Tina: Mir ist vor allem aufgefallen, wie wenig Geduld die Besucher mitbringen. Viele schaffen es gar nicht zur Mitte des Labyrinths zu gelangen, weil sie nach ein paar Schritten das Labyrinth verlassen. Ich finde es sehr schade, wie wir uns um die wertvolle Erkenntnisse rauben, nur weil wir denken, dass wir keine Zeit für eine neue Entdeckung haben. Was die Hoffnung betrifft, möchte ich auf das Gemälde von einem italienischen Künstler, von Bartholomeo Veneto hinweisen. Es zeigt einen jungen Mann, dessen Gewand ein Labyrinth schmückt. Er trägt auch eine Kopfbedeckung mit einer Brosche mit einem Schiff im Sturm und der Inschrift: “Esperance me guide” – „Die Hoffnung leitet mich“. Diesen Satz hatte ich zu meinem Motto für diese Installation gemacht. Es war extrem schwierig, das Projekt zu finanzieren. Durch den Regierungswechsel bekam ich nicht das versprochene Geld aber hatte die Hoffnung für die Realisierung meines Vorhabens nicht aufgegeben. Viele Menschen haben mich unterstützt und so siehe ich es als ein Experiment.

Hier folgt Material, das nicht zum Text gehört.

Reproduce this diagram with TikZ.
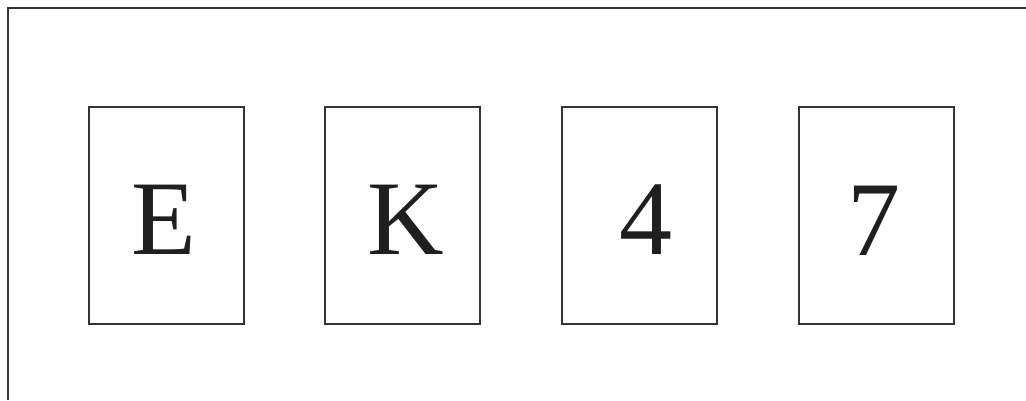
\documentclass[tikz,border=0pt]{standalone}
\usepackage{fontspec}
\setmainfont{Liberation Serif}
\begin{document}
\begin{tikzpicture}[x=1pt,y=-1pt,
  card/.style={draw=black!80,line width=2pt,minimum width=155pt,minimum height=217pt,inner sep=0pt},
  glyph/.style={anchor=base,inner sep=0pt,font=\fontsize{106}{106}\selectfont,text=black!88},
  frame/.style={draw=black!80,line width=2pt}]
\useasboundingbox (0,0) rectangle (1026,400);
\coordinate (tl) at (7.5,7.5);
\coordinate (tr) at (1026,7.5);
\coordinate (bl) at (7.5,400);
\draw[frame] (tr) -- (tl) -- (bl);
\node[card] (c1) at (166,215) {};
\node[card] (c2) at (402.5,215) {};
\node[card] (c3) at (639,215) {};
\node[card] (c4) at (876,215) {};
\node[glyph] (tE) at (164,254) {E};
\node[glyph] (tK) at (406,254) {K};
\node[glyph] (t4) at (646,254) {4};
\node[glyph] (t7) at (874,255) {7};
\end{tikzpicture}
\end{document}
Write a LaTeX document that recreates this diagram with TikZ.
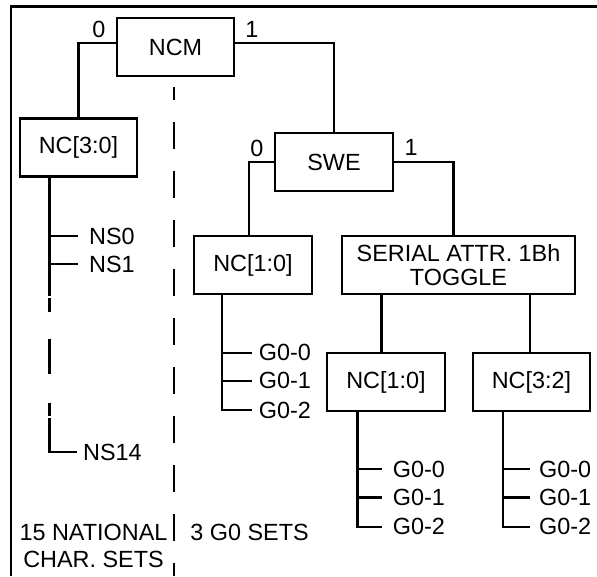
\documentclass[tikz,border=0pt]{standalone}
\usepackage{fontspec}
\setmainfont{Liberation Sans}
\usetikzlibrary{positioning,calc}

\begin{document}
\begin{tikzpicture}[x=0.5pt, y=-0.5pt, line width=1.2pt,
    font=\fontsize{11.7}{12}\selectfont,
    selbox/.style={draw, rectangle, minimum width=58.75pt, minimum height=29pt, inner sep=0pt, align=center},
    leaf/.style={anchor=west, inner xsep=3pt, inner ysep=0pt},
    bitlabel/.style={inner sep=0pt},
    sepline/.style={dash pattern=on 13.5pt off 11pt, dash phase=7pt}]
    \useasboundingbox (0,0) rectangle (597,576);
    % Frame
    \draw (11,576) -- (11,6.7) -- (597,6.7);
    % Selector boxes
    \node[selbox] (ncm) at (175.5,47) {NCM};
    \node[selbox] (nc30) at (78.5,147.5) {NC[3:0]};
    \node[selbox] (swe) at (334,162) {SWE};
    \node[selbox] (ncl) at (253,265) {NC[1:0]};
    \node[selbox, minimum width=116.5pt] (serial) at (458.5,265) {SERIAL ATTR. 1Bh\\TOGGLE};
    \node[selbox] (ncr) at (386,382) {NC[1:0]};
    \node[selbox] (nc32) at (531.5,382) {NC[3:2]};
    % Bit values
    \node[bitlabel] (ncm0) at (99,29) {0};
    \node[bitlabel] (ncm1) at (252,29) {1};
    \node[bitlabel] (swe0) at (257,148) {0};
    \node[bitlabel] (swe1) at (411,147) {1};
    % Character sets
    \node[leaf, inner xsep=5pt] (ns0) at (78,236) {NS0};
    \node[leaf, inner xsep=5pt] (ns1) at (78,264) {NS1};
    \node[leaf, inner xsep=2.5pt] (ns14) at (77,452) {NS14};
    \node[leaf] (la0) at (251.7,352.7) {G0-0};
    \node[leaf] (la1) at (251.7,380.7) {G0-1};
    \node[leaf] (la2) at (251.7,410) {G0-2};
    \node[leaf, inner xsep=5pt] (lb0) at (381.7,469) {G0-0};
    \node[leaf, inner xsep=5pt] (lb1) at (381.7,497.3) {G0-1};
    \node[leaf, inner xsep=5pt] (lb2) at (381.7,526.7) {G0-2};
    \node[leaf, inner xsep=4pt] (lc0) at (530,469) {G0-0};
    \node[leaf, inner xsep=4pt] (lc1) at (530,497.3) {G0-1};
    \node[leaf, inner xsep=4pt] (lc2) at (530,526.7) {G0-2};
    % Captions
    \node[align=center, font=\fontsize{11.7}{13.75}\selectfont, inner sep=0pt] (natsets) at (93.5,546) {15 NATIONAL\\CHAR. SETS};
    \node[inner sep=0pt] (g0sets) at (249.5,532) {3 G0 SETS};
    % Tree
    \draw ([yshift=2pt]ncm.west) -| (nc30);
    \draw ([yshift=2pt]ncm.east) -| (swe);
    \draw (swe.west) -| ([xshift=-2pt]ncl.north);
    \draw (swe.east) -| ([xshift=-2.5pt]serial.north);
    \coordinate (tapb) at ([xshift=-2.2pt]ncr.north);
    \coordinate (tapc) at ([xshift=-0.75pt]nc32.north);
    \draw (tapb) -- (tapb |- serial.south);
    \draw (tapc) -- (tapc |- serial.south);
    % Trunks
    \coordinate (trunkns) at ([xshift=-14.6pt]nc30.south);
    \coordinate (trunka) at ([xshift=-15.65pt]ncl.south);
    \coordinate (trunkb) at ([xshift=-14.35pt]ncr.south);
    \coordinate (trunkc) at ([xshift=-14.4pt]nc32.south);
    \draw (trunkns) -- ++(0,118) ++(0,2) -- ++(0,14) ++(0,27) -- ++(0,35) ++(0,29) -- ++(0,13) ++(0,2) -- (trunkns |- ns14.west) -- (ns14.west);
    \draw (ns0.west -| trunkns) -- (ns0.west);
    \draw (ns1.west -| trunkns) -- (ns1.west);
    \draw (trunka) |- (la2.west);
    \draw (la0.west -| trunka) -- (la0.west);
    \draw (la1.west -| trunka) -- (la1.west);
    \draw (trunkb) |- (lb2.west);
    \draw (lb0.west -| trunkb) -- (lb0.west);
    \draw (lb1.west -| trunkb) -- (lb1.west);
    \draw (trunkc) |- (lc2.west);
    \draw (lc0.west -| trunkc) -- (lc0.west);
    \draw (lc1.west -| trunkc) -- (lc1.west);
    % Separator
    \coordinate (septop) at (173.7,87);
    \coordinate (sepbot) at (173.7,576);
    \draw[sepline] (septop) -- (sepbot);
\end{tikzpicture}
\end{document}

Joanna: Was bedeutet ein Labyrinth für Sie im interkulturellen Bereich?

Tina: Es bedeutet für mich die Vielfalt mit der es interpretiert werden kann. Zum Beispiel in Indien wurde es in einem Relief verewigt, wie ein Herrscher auf einem Wagen seine Armee in der Formation eines Labyrinths zur Schlacht führt. Es soll bedeuten, die Armee ist unüberwindlich. Gleichzeitig ist es in Indie ein Symbol der Schwangerschaft und Geburt, genauso wie bei den Hopi Indianern. So sieht man, dass Kulturen keine Grenzen kennen.

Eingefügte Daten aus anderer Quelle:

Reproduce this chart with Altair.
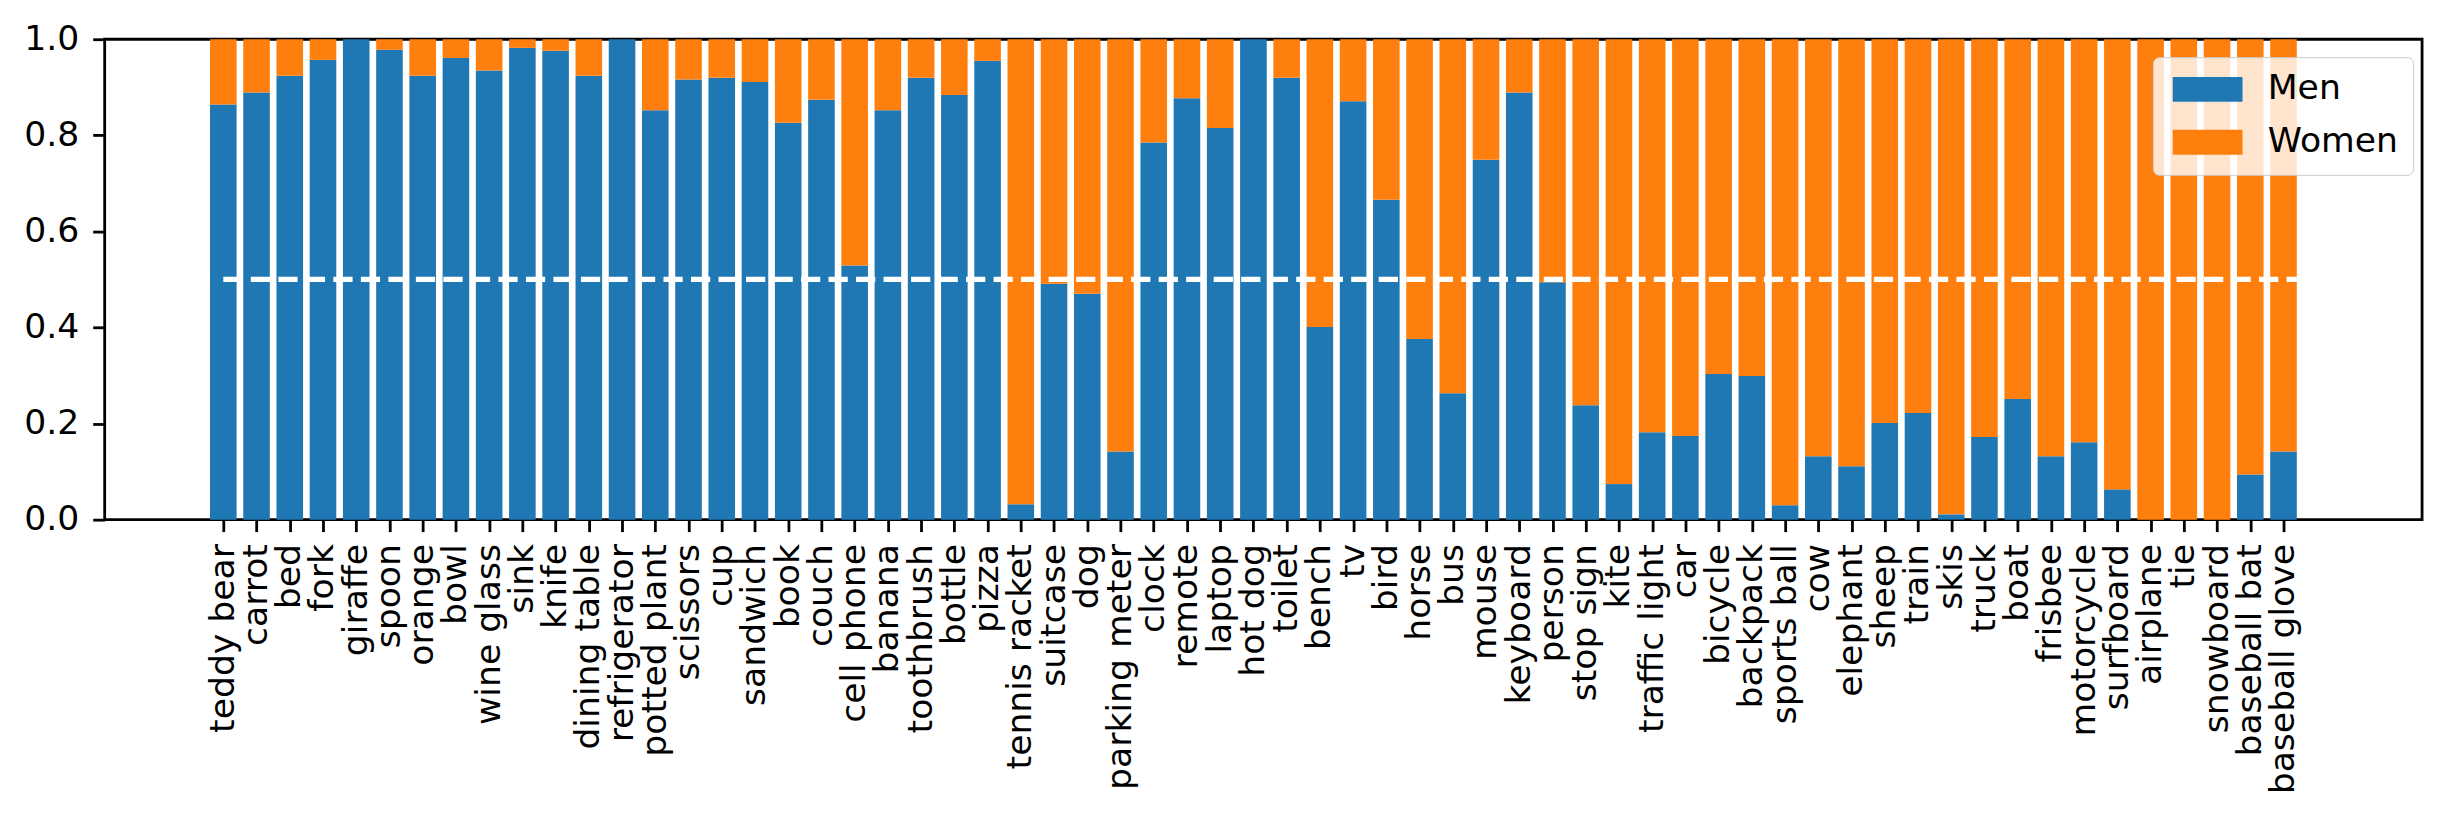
import json
import altair as alt
import pandas as pd

categories = [
    "teddy bear", "carrot", "bed", "fork", "giraffe", "spoon", "orange", "bowl",
    "wine glass", "sink", "knife", "dining table", "refrigerator", "potted plant",
    "scissors", "cup", "sandwich", "book", "couch", "cell phone", "banana",
    "toothbrush", "bottle", "pizza", "tennis racket", "suitcase", "dog",
    "parking meter", "clock", "remote", "laptop", "hot dog", "toilet", "bench",
    "tv", "bird", "horse", "bus", "mouse", "keyboard", "person", "stop sign",
    "kite", "traffic light", "car", "bicycle", "backpack", "sports ball", "cow",
    "elephant", "sheep", "train", "skis", "truck", "boat", "frisbee",
    "motorcycle", "surfboard", "airplane", "tie", "snowboard", "baseball bat",
    "baseball glove",
]

men_share = [
    0.864, 0.889, 0.924, 0.957, 1.000, 0.978, 0.924, 0.961,
    0.935, 0.982, 0.976, 0.924, 1.000, 0.852,
    0.916, 0.920, 0.911, 0.826, 0.874, 0.529, 0.852,
    0.920, 0.884, 0.955, 0.032, 0.491, 0.470,
    0.142, 0.785, 0.877, 0.815, 1.000, 0.920, 0.401,
    0.871, 0.666, 0.376, 0.263, 0.749, 0.889, 0.494, 0.238,
    0.074, 0.182, 0.174, 0.303, 0.299, 0.030, 0.132,
    0.111, 0.201, 0.222, 0.011, 0.172, 0.251, 0.132,
    0.161, 0.063, 0.000, 0.000, 0.000, 0.094,
    0.142,
]

series = ["Men", "Women"]
series_colors = ["#1f77b4", "#ff7f0e"]
y_ticks = [0.0, 0.2, 0.4, 0.6, 0.8, 1.0]
reference_level = 0.5
reference_span = [0, 63]
x_limits = [-3.57, 66.17]

rows = []
for i, (cat, m) in enumerate(zip(categories, men_share)):
    rows.append({"idx": i, "category": cat, "series": "Men", "lo": 0.0, "hi": m})
    rows.append({"idx": i, "category": cat, "series": "Women", "lo": m, "hi": 1.0})
df = pd.DataFrame(rows)

FONT = "DejaVu Sans"
FS = 34.7

x_scale = alt.Scale(domain=x_limits, nice=False, zero=False)
y_scale = alt.Scale(domain=[0, 1], nice=False, zero=False)

label_expr = json.dumps(categories) + "[datum.value]"

bars = (
    alt.Chart(df)
    .transform_calculate(x0="datum.idx - 0.4", x1="datum.idx + 0.4")
    .mark_bar(stroke=None)
    .encode(
        x=alt.X(
            "x0:Q",
            scale=x_scale,
            axis=alt.Axis(
                values=list(range(len(categories))),
                tickCount=len(categories) * 2,
                labelExpr=label_expr,
                labelAngle=270,
                labelOverlap=False,
                labelFlush=False,
                labelBound=False,
                labelFontSize=FS,
                labelFont=FONT,
                labelColor="black",
                labelPadding=12,
                tickSize=12,
                tickWidth=2.8,
                tickColor="black",
                domain=False,
                grid=False,
                title=None,
                labelLimit=0,
            ),
        ),
        x2="x1:Q",
        y=alt.Y(
            "lo:Q",
            scale=y_scale,
            axis=alt.Axis(
                values=y_ticks,
                format=".1f",
                labelFontSize=FS,
                labelFont=FONT,
                labelColor="black",
                labelPadding=14,
                tickSize=12,
                tickWidth=2.8,
                tickColor="black",
                domain=False,
                grid=False,
                title=None,
            ),
        ),
        y2="hi:Q",
        color=alt.Color(
            "series:N",
            scale=alt.Scale(domain=series, range=series_colors),
            legend=alt.Legend(
                orient="none",
                legendX=2055,
                legendY=18,
                title=None,
                symbolType="M-2.8,-1L2.8,-1L2.8,1L-2.8,1Z",
                symbolSize=625,
                symbolOffset=22.5,
                symbolStrokeWidth=0,
                symbolOpacity=1,
                labelOffset=43,
                labelFontSize=FS,
                labelFont=FONT,
                labelColor="black",
                rowPadding=17,
                padding=15,
                cornerRadius=6,
                fillColor="rgba(255,255,255,0.8)",
                strokeColor="#cccccc",
                labelLimit=0,
            ),
        ),
    )
)

ref = (
    alt.Chart(pd.DataFrame({"level": [reference_level]}))
    .mark_rule(color="white", strokeWidth=5.2, strokeDash=[19.3, 8.3])
    .encode(
        x=alt.datum(reference_span[0]),
        x2=alt.datum(reference_span[1]),
        y=alt.Y("level:Q"),
    )
)

chart = (
    alt.layer(bars, ref)
    .properties(
        width=2325,
        height=482,
        autosize=alt.AutoSizeParams(type="none"),
        padding={"left": 97, "top": 30, "right": 24, "bottom": 300},
    )
    .configure_view(stroke="black", strokeWidth=2.8)
)

chart.save("out.html", embed_options={"renderer": "svg", "actions": False})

Joanna: Die Kulturen haben in der Tat keine Grenzen und beeinflüssen sich gegenseitig, wovon die Sammlung von Labyrinthen überzeugt. Vielen Dank für das tolle Gespräch und die beeindruckende Geschichte, die sich hinter diesem Projekt verbirgt. Ich wünsche Dir vor allem Besucher, die sich auf die Entschleunigung einlassen und die Erfahrung in dem Labyrinth auf das eigene Leben übertragen.